About 5 miles S.W. of Hillah, the most remarkable of all the ruins of Babylon, the Birs Nimroud of the Arabs, rises to a height of 153 feet above the plains from the base covering a square of 400 feet, or almost four acres. It was constructed of kiln-dried bricks in 7 stages to correspond with the planets to which they were dedicated: the lowermost black, the color of Saturn: the next orang for Jupiter; the third red, for Mars; and so on. These stages were surmounted by a lofty tower, on the summit of which we are told were the signs of the zodiac and other astronomical figures; thus having ( as it should have been translated) a representation of the heavens, instead of ‘ a top which reached unto heaven’. I would not go so far as to claim that these are the remains of the original tower; but they do illustrate its nature and dimensions.


 


The Babel crisis probabbly occurred some 300 years after the Flood.
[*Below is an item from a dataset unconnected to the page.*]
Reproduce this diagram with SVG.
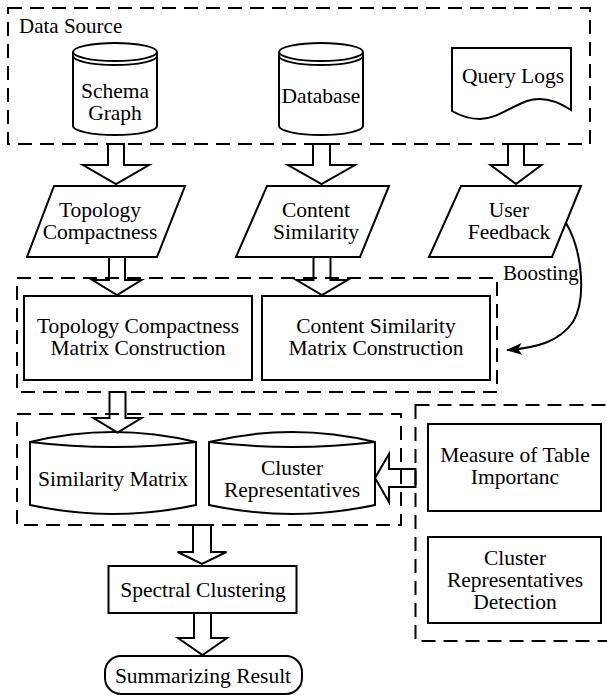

In Chapter 10:25 And unto Eber were born two sons; the name of the one was *Peleg; for in his days was the earth divided; and his brother's name was Joktan. (Gen 10:25) Where Peleg was named (From פלג palag, to divide, because in his days, which is supposed to be about one hundred years after the flood, the earth was divided among the sons of Noah. Though some are of opinion that a physical division, and not a political one, is what is intended here, viz., a separation of continents and islands from the main land; the earthy parts having been united into one great continent previously to the days of Peleg. This opinion appears to me the most likely, for what is said, Gen10:5, is spoken by way of anticipation).


 


Peleg died 340 years after the Flood, as can be easily be reconed in Chapter 11:10-19. The Babel tower was designed to hand down antediluvian traditions. Its wrongness lay in the fact that its builders were defying the Divine command to spread abroad and multiply and replunish the earth.


let us make us a name; lest we be scattered abroad upon the face of the whole earth.' Such defiance of God was the spirit of Babylon their meaning "let us rebel", their motive even today was pride and ambition.